Diana’s nymphs (of both sexes, curiously) are samurai by way of the Eastern Bloc, patrolling futuristic woods, into which Osiri (Nicholas Morton, unaccountably styled as a schoolboy on his D of E expedition) and the hapless Calisto and Iside (Sofia Larsson and Angela Simkin) stray. Direction calls fussy attention to da capos, demanding that the RCM’s student singers keep striving after non-existent naturalism when the real interest is all in the music.
This really is a fine score, with hits piling up until Act III almost topples over under their cumulative weight. We’re carried along on the swift speeds and stylish delivery of Laurence Cummings and his band, supporting the excellent student chorus and slightly more uneven cast. Simkin dominates — a mezzo with both power and a lovely range of expressive colour — matched for presence by Morton’s Osiri. Faced with the feisty Simkin and Larsson’s urgent (if sometimes underpowered) Calisto, it’s hard to see Peter Aisher’s Giove as a predatory seducer. Gifted here with some of Handel’s finest vocal writing, he fails to project anything like the authority achieved by the women, fatally unbalancing a score whose drama is already so secondary to its musical spectacle.
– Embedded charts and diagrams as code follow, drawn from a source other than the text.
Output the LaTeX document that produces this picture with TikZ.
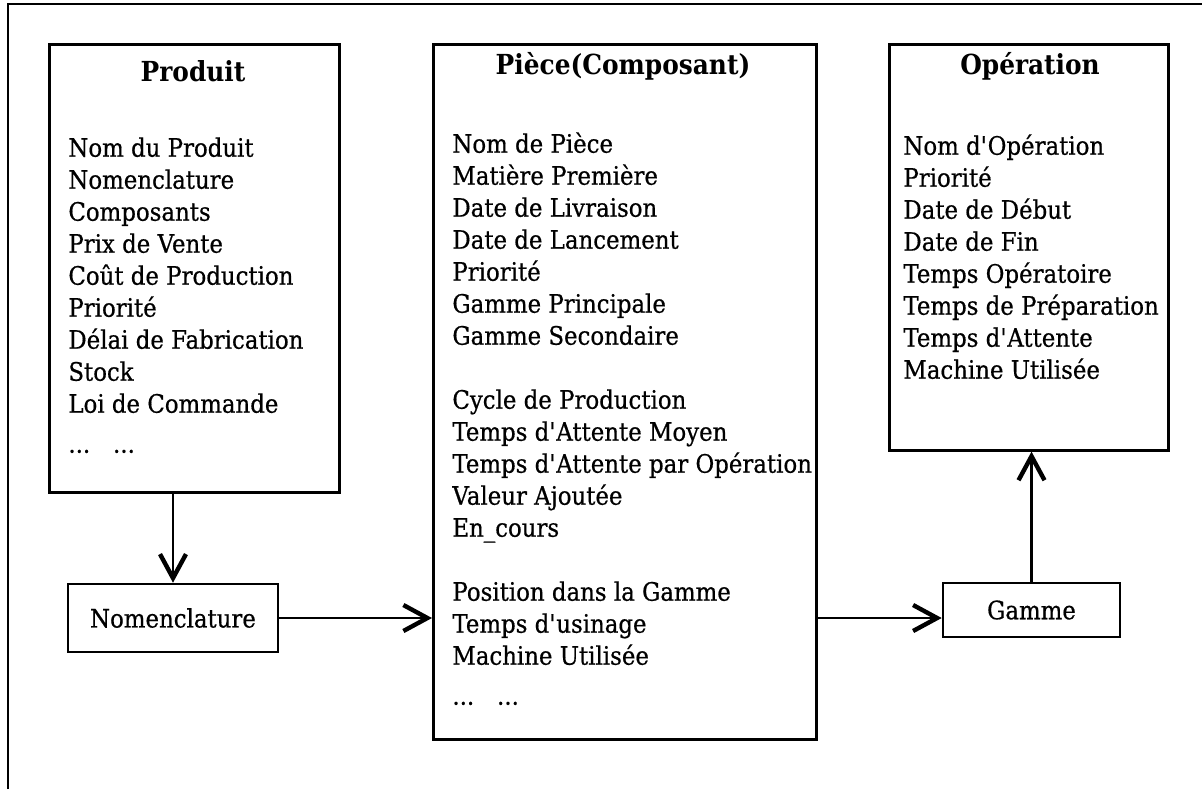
\documentclass[tikz,border=0pt]{standalone}
\usepackage{fontspec}
\setmainfont{DejaVu Serif}[FakeStretch=0.9, UprightFeatures={FakeBold=0.6}]
\usetikzlibrary{arrows.meta}
\begin{document}
\begin{tikzpicture}[x=0.5pt,y=-0.5pt,
  box/.style={draw, line width=1.3pt, inner sep=0pt, anchor=north west},
  lbox/.style={draw, line width=1.3pt, inner sep=0pt, font=\fontsize{12.7}{16}\selectfont},
  ttl/.style={font=\fontsize{13.8}{16}\selectfont\bfseries, inner sep=0pt},
  items/.style={font=\fontsize{12.7}{16}\selectfont, align=left, anchor=north west, inner sep=0pt},
  conn/.style={line width=1.2pt, -{Straight Barb[length=12pt,width=13pt,line width=2.2pt]}}]
\useasboundingbox (0,0) rectangle (1202,789);
% outer frame (top and left edges only)
\draw[line width=1.1pt] (8,789) -- (8,4) -- (1202,4);
% Produit
\node[box, minimum width=145pt, minimum height=224pt] (produit) at (48,43) {};
\node[ttl] (produitT) at (193,71) {Produit};
\node[items] (produitL) at (68,137) {Nom du Produit\\Nomenclature\\Composants\\Prix de Vente\\Coût de Production\\Priorité\\Délai de Fabrication\\Stock\\Loi de Commande\\[4pt]...\hspace{0.9em}...};
% Piece
\node[box, minimum width=191.5pt, minimum height=347.5pt] (piece) at (432,43) {};
\node[ttl] (pieceT) at (623,66) {Pièce(Composant)};
\node[items] (pieceL) at (452,132) {Nom de Pièce\\Matière Première\\Date de Livraison\\Date de Lancement\\Priorité\\Gamme Principale\\Gamme Secondaire\\[16pt]Cycle de Production\\Temps d\textquotesingle Attente Moyen\\Temps d\textquotesingle Attente par Opération\\Valeur Ajoutée\\En\_cours\\[16pt]Position dans la Gamme\\Temps d\textquotesingle usinage\\Machine Utilisée\\[4pt]...\hspace{0.9em}...};
% Operation
\node[box, minimum width=139.5pt, minimum height=203pt] (op) at (888,43) {};
\node[ttl] (opT) at (1030,66) {Opération};
\node[items] (opL) at (903,134) {Nom d\textquotesingle Opération\\Priorité\\Date de Début\\Date de Fin\\Temps Opératoire\\Temps de Préparation\\Temps d\textquotesingle Attente\\Machine Utilisée};
% small boxes
\node[lbox, minimum width=105pt, minimum height=34pt] (nom) at (173,618) {Nomenclature};
\node[lbox, minimum width=88.5pt, minimum height=27pt] (gamme) at (1031.5,610) {Gamme};
% connectors
\draw[conn] (produit.south -| nom.north) -- (nom.north);
\draw[conn] (nom.east) -- (nom.east -| piece.west);
\draw[conn] (piece.east |- nom.east) -- (gamme.west |- nom.east);
\draw[conn] (gamme.north) -- (gamme.north |- op.south);
\end{tikzpicture}
\end{document}
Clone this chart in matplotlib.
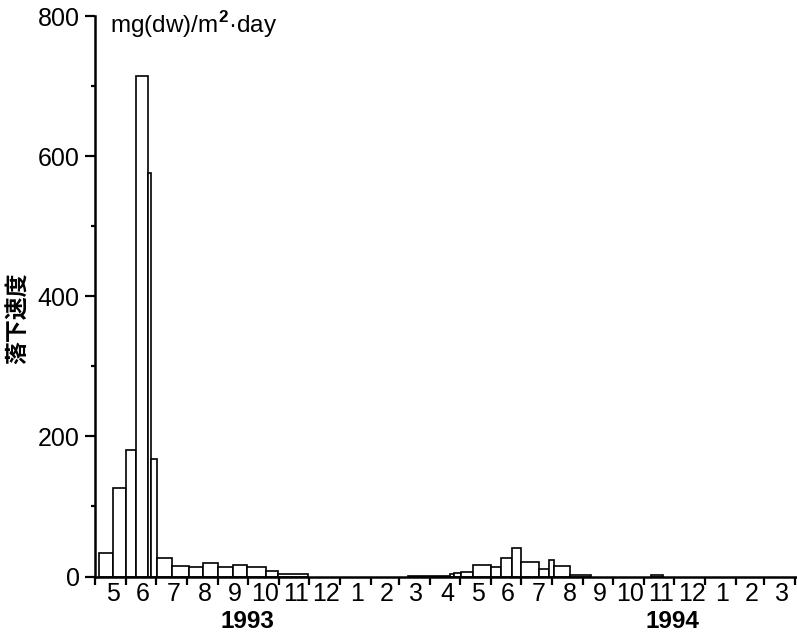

Handel’s Catone in Utica casts its musical net wider than Giove, incorporating arias by Vivaldi, Hasse, Porpora and Vinci into a framework provided loosely by a Leonardo Leo/Metastasio original. In this one-off concert performance by Opera Settecento, featuring neither surtitles nor freely available libretto, the Roman plot was frankly baffling, but it says a lot about the nature of pasticcio that it really didn’t matter.
With recitative slashed to the minimum and tragedy soft-pedalled in favour of tempestuous virtuosity, musical sensation was everything. Directing from the harpsichord, Tom Foster whipped his orchestra into a joyous frenzy, strings supplying all the rhetoric lost by the words in the thick acoustic of St George’s, Hanover Square, goading the superb young cast on to ever-greater agility. Handel Festival regular Emilie Renard was a boyishly believable Arbace, while bass-baritone Christopher Jacklin’s Cesare alternately thundered and shimmied in coloratura all the more thrilling for being so completely unexpected. Stealing hearts and laurels, though, was 2014 Ferrier Award-winner Christina Gansch. A 24-carat voice allied to real dramatic poise, at only 25 this soprano is already everything this repertoire was designed to showcase. Gesamtkunstwerk be damned; sometimes opera doesn’t need to be everything to be really something. Pasticcio’s empty virtuosity makes a star of music itself. When that music is as good as this, who needs or wants more?